In response to an urgent public appeal for personal protective equipment (PPE), engineers from Trinity have deployed a number of their 3D printers to produce face shields for front line medical staff tackling the COVID-19 crisis.
While access to Trinity is restricted, Chief Technical Officer in the School of Engineering, Mick Reilly, has relocated six of the School’s 3D Printers to his home in Kildare. From here, he is working together with the PPE-Hub platform founded by BenchSpace in the manufacture of face shields as part of the solution to the national shortage of PPE resulting from the COVID-19 global pandemic.
Mick Reilly said:
“Having recently set up a very successful Makerspace and 3D printing facility in the Department of Mechanical & Manufacturing Engineering for our undergraduate students it would have been a shame not to utilise our resources for this initiative.”
The face shield frames are printed in line with the PPE-Hub protocols, using PLA and PET-G thermoplastic filament materials, which are 100% recyclable and safe for skin contact.
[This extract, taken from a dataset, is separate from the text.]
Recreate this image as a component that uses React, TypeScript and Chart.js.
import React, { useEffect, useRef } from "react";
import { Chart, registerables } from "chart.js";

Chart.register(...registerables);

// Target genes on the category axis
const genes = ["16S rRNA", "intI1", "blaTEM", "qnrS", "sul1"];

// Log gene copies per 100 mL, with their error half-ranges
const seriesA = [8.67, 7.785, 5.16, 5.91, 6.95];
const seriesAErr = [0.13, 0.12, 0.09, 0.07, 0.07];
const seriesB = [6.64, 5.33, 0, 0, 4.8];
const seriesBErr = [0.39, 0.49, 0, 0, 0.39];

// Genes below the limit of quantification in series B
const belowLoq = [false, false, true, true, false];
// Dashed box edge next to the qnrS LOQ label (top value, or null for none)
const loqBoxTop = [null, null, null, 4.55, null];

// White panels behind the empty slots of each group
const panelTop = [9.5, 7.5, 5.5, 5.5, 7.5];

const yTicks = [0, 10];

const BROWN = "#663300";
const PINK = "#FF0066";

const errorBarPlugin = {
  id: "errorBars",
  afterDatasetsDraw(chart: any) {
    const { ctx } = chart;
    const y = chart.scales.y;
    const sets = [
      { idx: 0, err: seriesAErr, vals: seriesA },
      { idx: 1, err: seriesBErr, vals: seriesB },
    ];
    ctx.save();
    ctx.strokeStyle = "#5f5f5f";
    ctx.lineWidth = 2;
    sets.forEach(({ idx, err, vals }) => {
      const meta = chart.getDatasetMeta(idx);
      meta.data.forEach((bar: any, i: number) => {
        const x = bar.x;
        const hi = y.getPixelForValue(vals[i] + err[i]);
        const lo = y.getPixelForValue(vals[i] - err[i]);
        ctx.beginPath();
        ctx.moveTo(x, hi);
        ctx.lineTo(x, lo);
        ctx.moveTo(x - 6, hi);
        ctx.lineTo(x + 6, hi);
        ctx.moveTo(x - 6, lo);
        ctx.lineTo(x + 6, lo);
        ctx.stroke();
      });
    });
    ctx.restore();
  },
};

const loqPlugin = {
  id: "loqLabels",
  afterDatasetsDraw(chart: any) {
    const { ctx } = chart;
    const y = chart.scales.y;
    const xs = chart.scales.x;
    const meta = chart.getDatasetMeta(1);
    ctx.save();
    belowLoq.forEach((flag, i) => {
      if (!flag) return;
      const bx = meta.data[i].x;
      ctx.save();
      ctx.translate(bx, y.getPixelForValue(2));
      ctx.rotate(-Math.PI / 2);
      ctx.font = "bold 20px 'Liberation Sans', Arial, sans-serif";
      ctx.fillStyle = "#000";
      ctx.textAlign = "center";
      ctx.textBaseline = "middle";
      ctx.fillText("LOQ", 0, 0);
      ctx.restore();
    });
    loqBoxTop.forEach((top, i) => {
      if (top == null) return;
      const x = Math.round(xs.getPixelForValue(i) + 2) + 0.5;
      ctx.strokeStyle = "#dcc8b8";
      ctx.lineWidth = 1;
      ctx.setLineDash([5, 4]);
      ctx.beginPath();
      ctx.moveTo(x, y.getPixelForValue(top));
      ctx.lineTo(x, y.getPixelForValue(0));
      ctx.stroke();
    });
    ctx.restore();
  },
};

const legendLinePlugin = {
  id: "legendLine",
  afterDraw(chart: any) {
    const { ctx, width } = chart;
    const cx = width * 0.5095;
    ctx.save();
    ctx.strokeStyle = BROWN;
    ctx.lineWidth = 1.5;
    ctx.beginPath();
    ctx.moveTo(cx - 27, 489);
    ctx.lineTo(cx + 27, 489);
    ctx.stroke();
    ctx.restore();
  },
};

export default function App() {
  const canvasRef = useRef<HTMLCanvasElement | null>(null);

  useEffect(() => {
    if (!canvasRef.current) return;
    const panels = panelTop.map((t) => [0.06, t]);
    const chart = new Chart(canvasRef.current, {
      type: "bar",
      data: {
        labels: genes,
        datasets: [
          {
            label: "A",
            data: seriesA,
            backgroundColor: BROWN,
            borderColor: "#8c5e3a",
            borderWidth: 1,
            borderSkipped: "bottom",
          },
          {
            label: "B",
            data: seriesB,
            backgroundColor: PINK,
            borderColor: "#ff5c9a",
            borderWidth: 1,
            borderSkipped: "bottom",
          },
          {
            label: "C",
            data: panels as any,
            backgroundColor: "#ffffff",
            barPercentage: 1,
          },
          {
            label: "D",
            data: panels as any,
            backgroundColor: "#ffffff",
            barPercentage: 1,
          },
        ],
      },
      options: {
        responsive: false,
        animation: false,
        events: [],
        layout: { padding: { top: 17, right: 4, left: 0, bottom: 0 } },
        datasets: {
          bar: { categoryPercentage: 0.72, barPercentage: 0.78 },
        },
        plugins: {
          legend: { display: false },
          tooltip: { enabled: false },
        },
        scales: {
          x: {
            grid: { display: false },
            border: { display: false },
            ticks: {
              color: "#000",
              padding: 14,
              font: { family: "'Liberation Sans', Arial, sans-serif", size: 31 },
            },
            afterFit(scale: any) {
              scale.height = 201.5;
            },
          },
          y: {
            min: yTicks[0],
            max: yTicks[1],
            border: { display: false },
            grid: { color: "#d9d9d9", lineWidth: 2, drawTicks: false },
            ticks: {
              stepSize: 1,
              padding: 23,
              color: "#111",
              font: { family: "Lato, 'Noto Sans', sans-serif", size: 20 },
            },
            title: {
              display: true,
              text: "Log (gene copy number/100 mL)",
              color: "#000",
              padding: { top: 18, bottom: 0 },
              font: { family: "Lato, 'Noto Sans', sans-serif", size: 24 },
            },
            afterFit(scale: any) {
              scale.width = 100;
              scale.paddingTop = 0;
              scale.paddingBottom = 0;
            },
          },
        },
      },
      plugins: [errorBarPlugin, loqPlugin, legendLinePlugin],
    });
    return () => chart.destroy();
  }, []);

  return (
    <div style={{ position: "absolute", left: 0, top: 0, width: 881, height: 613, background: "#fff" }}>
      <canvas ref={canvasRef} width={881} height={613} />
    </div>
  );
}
The visor is made from 250µm clear PVC transparent sheets, which have been kindly donated by Codex Office Solutions.
The completed frames are collected by regional volunteers from Blood Bikes Ireland and delivered to a central assembly site at the Garyduff Sports Centre, Cork, where members of the Defence Forces are sanitising, assembling and packing the completed PPE face shields.
The face shields are currently in widespread use throughout the community across a number of care settings including community hospitals, nursing homes, paramedics, drug and alcohol services, community nursing and other services.
Manufacture of the face shields will continue as long as there is a demand for them, and it is planned that more of Trinity’s 3D printers will be added to the production line to help meet anticipated future requirements.